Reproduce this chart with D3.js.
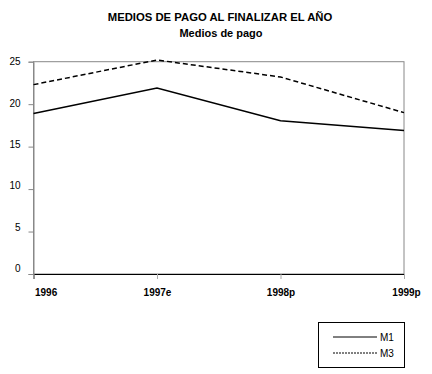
<!DOCTYPE html>
<html><head><meta charset="utf-8">
<script src="https://cdn.jsdelivr.net/npm/d3@7"></script>
<style>
body{margin:0;background:#fff;}
text{font-family:"Liberation Sans",Arial,sans-serif;fill:#000;}
</style></head>
<body>
<script>
const categories = ["1996","1997e","1998p","1999p"];
const m1 = [18.9, 21.9, 18.05, 16.9];
const m3 = [22.3, 25.2, 23.2, 19.0];
const yTicks = [0,5,10,15,20,25];
const seriesNames = ["M1","M3"];

const W=432,H=374;
const svg=d3.select("body").append("svg").attr("width",W).attr("height",H);
const L=33.5,R=404,T=61.7,B=274;
const x=d3.scalePoint().domain(categories).range([L,R]).padding(0);
const y=d3.scaleLinear().domain([0,25]).range([B,T]);

svg.append("text").attr("x",220).attr("y",21).attr("text-anchor","middle")
  .attr("font-size",11.3).attr("font-weight","bold").text("MEDIOS DE PAGO AL FINALIZAR EL AÑO");
svg.append("text").attr("x",221).attr("y",37).attr("text-anchor","middle")
  .attr("font-size",11).attr("font-weight","bold").text("Medios de pago");

// plot frame
svg.append("rect").attr("x",L).attr("y",T).attr("width",R-L).attr("height",B-T)
  .attr("fill","none").attr("stroke","#888").attr("stroke-width",1);

// y axis
const ya=svg.append("g").attr("transform",`translate(${L},0)`)
  .call(d3.axisLeft(y).tickValues(yTicks).tickSize(5).tickPadding(8));
ya.select(".domain").attr("stroke","#888");
ya.selectAll(".tick line").attr("stroke","#888");
ya.selectAll("text").attr("font-size",10).attr("font-family","Liberation Sans, Arial, sans-serif")
  .attr("dy",d=>(0.32 - (25-d)/25*0.55)+"em");

// x axis
const xa=svg.append("g").attr("transform",`translate(0,${B})`)
  .call(d3.axisBottom(x).tickSize(5).tickPadding(10));
xa.select(".domain").attr("stroke","#000");
xa.selectAll(".tick line").attr("stroke","#aaa");
xa.selectAll("text").attr("font-size",10).attr("font-weight","bold").attr("font-family","Liberation Sans, Arial, sans-serif")
  .attr("text-anchor",(d,i)=> i===0?"start":"middle")
  .attr("dx",(d,i)=> i===0? 1 : (i===categories.length-1? 2 : 0));

const line=d3.line().x((d,i)=>x(categories[i])).y(d=>y(d));
svg.append("path").datum(m1).attr("d",line).attr("fill","none").attr("stroke","#000").attr("stroke-width",1.5);
svg.append("path").datum(m3).attr("d",line).attr("fill","none").attr("stroke","#000").attr("stroke-width",1.5).attr("stroke-dasharray","5,3");

// legend
const lg=svg.append("g");
lg.append("rect").attr("x",318.5).attr("y",322.5).attr("width",86).attr("height",45).attr("fill","none").attr("stroke","#000");
seriesNames.forEach((n,i)=>{
  const yy=337+i*16;
  lg.append("line").attr("x1",333).attr("x2",377).attr("y1",yy).attr("y2",yy).attr("stroke","#000")
    .attr("stroke-dasharray",i===1?"2,1":null);
  lg.append("text").attr("x",380).attr("y",yy+4).attr("font-size",10).text(n);
});
</script>
</body></html>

» **YOUR OBJECTIVE**
Return the material exactly as given, apart from the pictures.

» **EXERCISE ANSWER**
Reproduce this chart with D3.js.
<!DOCTYPE html>
<html><head><meta charset="utf-8">
<script src="https://cdn.jsdelivr.net/npm/d3@7"></script>
<style>
body{margin:0;background:#fff;}
text{font-family:"Liberation Sans",Arial,sans-serif;fill:#000;}
</style></head>
<body>
<script>
const categories = ["1996","1997e","1998p","1999p"];
const m1 = [18.9, 21.9, 18.05, 16.9];
const m3 = [22.3, 25.2, 23.2, 19.0];
const yTicks = [0,5,10,15,20,25];
const seriesNames = ["M1","M3"];

const W=432,H=374;
const svg=d3.select("body").append("svg").attr("width",W).attr("height",H);
const L=33.5,R=404,T=61.7,B=274;
const x=d3.scalePoint().domain(categories).range([L,R]).padding(0);
const y=d3.scaleLinear().domain([0,25]).range([B,T]);

svg.append("text").attr("x",220).attr("y",21).attr("text-anchor","middle")
  .attr("font-size",11.3).attr("font-weight","bold").text("MEDIOS DE PAGO AL FINALIZAR EL AÑO");
svg.append("text").attr("x",221).attr("y",37).attr("text-anchor","middle")
  .attr("font-size",11).attr("font-weight","bold").text("Medios de pago");

// plot frame
svg.append("rect").attr("x",L).attr("y",T).attr("width",R-L).attr("height",B-T)
  .attr("fill","none").attr("stroke","#888").attr("stroke-width",1);

// y axis
const ya=svg.append("g").attr("transform",`translate(${L},0)`)
  .call(d3.axisLeft(y).tickValues(yTicks).tickSize(5).tickPadding(8));
ya.select(".domain").attr("stroke","#888");
ya.selectAll(".tick line").attr("stroke","#888");
ya.selectAll("text").attr("font-size",10).attr("font-family","Liberation Sans, Arial, sans-serif")
  .attr("dy",d=>(0.32 - (25-d)/25*0.55)+"em");

// x axis
const xa=svg.append("g").attr("transform",`translate(0,${B})`)
  .call(d3.axisBottom(x).tickSize(5).tickPadding(10));
xa.select(".domain").attr("stroke","#000");
xa.selectAll(".tick line").attr("stroke","#aaa");
xa.selectAll("text").attr("font-size",10).attr("font-weight","bold").attr("font-family","Liberation Sans, Arial, sans-serif")
  .attr("text-anchor",(d,i)=> i===0?"start":"middle")
  .attr("dx",(d,i)=> i===0? 1 : (i===categories.length-1? 2 : 0));

const line=d3.line().x((d,i)=>x(categories[i])).y(d=>y(d));
svg.append("path").datum(m1).attr("d",line).attr("fill","none").attr("stroke","#000").attr("stroke-width",1.5);
svg.append("path").datum(m3).attr("d",line).attr("fill","none").attr("stroke","#000").attr("stroke-width",1.5).attr("stroke-dasharray","5,3");

// legend
const lg=svg.append("g");
lg.append("rect").attr("x",318.5).attr("y",322.5).attr("width",86).attr("height",45).attr("fill","none").attr("stroke","#000");
seriesNames.forEach((n,i)=>{
  const yy=337+i*16;
  lg.append("line").attr("x1",333).attr("x2",377).attr("y1",yy).attr("y2",yy).attr("stroke","#000")
    .attr("stroke-dasharray",i===1?"2,1":null);
  lg.append("text").attr("x",380).attr("y",yy+4).attr("font-size",10).text(n);
});
</script>
</body></html>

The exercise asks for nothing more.